I awoke the morning after my last post feeling sleepy, puffy-eyed, and immensely lighter. I don’t know if there is anything more cathartic than a really good cry and raw expression. Good stuff, good stuff indeed.
Before I finished my first cup of coffee I got a phone call offering a couple days of manual labor, under the table, caaaash. I’m also going to do a contract gig for him in my field, yay for some income!
The next couple of days were filled with good ol’fashioned physical work. Good thinking space, that hard repetitive work. I thought about releasing those harmful beliefs regarding cash, and waking up to news of quick money. I thought about manifestation in general; remembering times where I asked the universe for something unimportant, say a turkey sandwich.
I was listening to the Flaming Lips Pandora station, as they had a concert the next day and I really wanted to go but couldn’t rationalize spending the cash sans reliable income. Suddenly, I asked the universe to send me to the concert. Send out some gratitude, and went back to work.
On the way home I noticed a cafe/bar that I had never seen before and decided to go back that evening. It was brilliant. Amazing food choices, a great happy hour, soul music, and it was filled with people that had something insightful to say about the Paulo Coelho book I was reading. A woman informed me of the event that was about to start.
It was called “People’s Choir”, she described it as community karaoke and invited me to join her and her friend. I walked in to a room full of people singing “Sunny Afternoon” by The Kinks, holding songbooks and cocktails. I found a songbook and unabashedly started singing.
After a particularly energetic rendition of “I Want Candy” by Bow Wow Wow, I took a little break from busting it out to get to know my new friends. We started talking about our plans for the weekend and I mentioned that I reallllllly wanted to go to The Flaming Lips concert the next day. The friend started laughing and said, “do you want to get paid to go?”. Say what? What now!?

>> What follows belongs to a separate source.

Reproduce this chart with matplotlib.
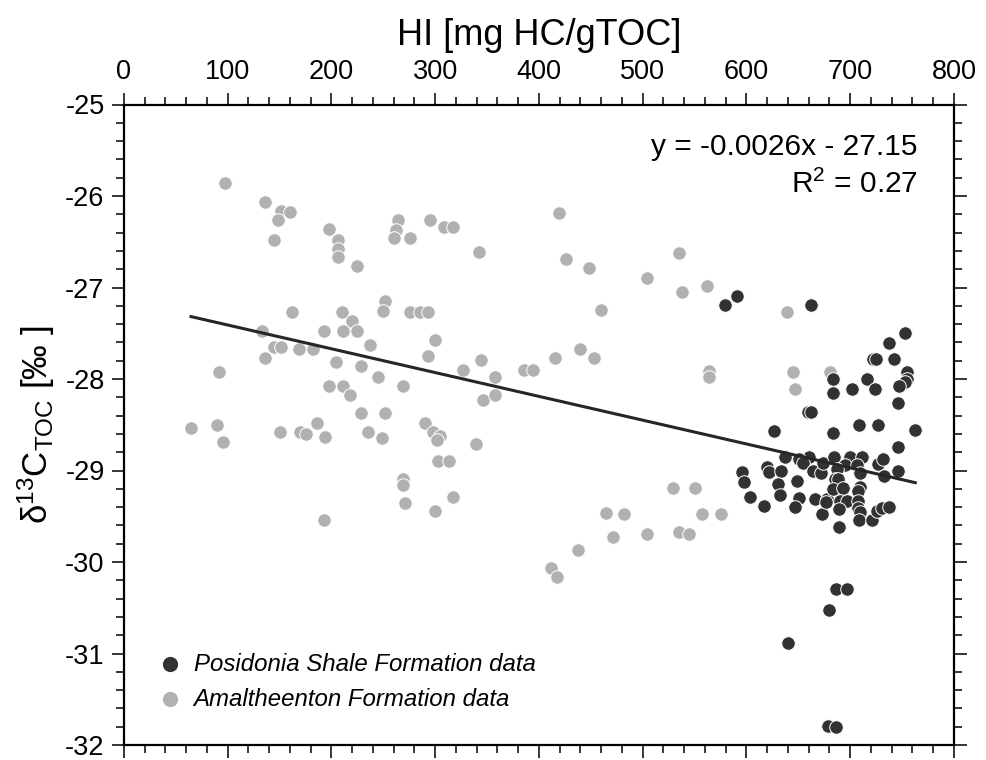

He had a friend of a friend a couple states away that was desperate for posters available only at this show. The guy wired me $700 for payment and expenses, and bought tickets for a friend and I! Seriously! That happened!
The show was fucking epic, of course. I got the posters with ease and my buddy and I had such a blast. Renewed faith in LOA, as well. I’ve had a hard time deciding what I want, working hard at attracting something (usually specific jobs or specific apartments), and not really wanting it when it arrived.
Right now I am attracting “success”. In general, just my definition of success. Money (of course), lotsa love (including romantical), and days spent doing things that make my heart warm and my soul grow. I’m trying not to block myself by imagining too many details and specifics.
By the way-that turkey sandwich appeared the day after I requested, free at a trade show I decided to attend at the last minute. It was scrumptious.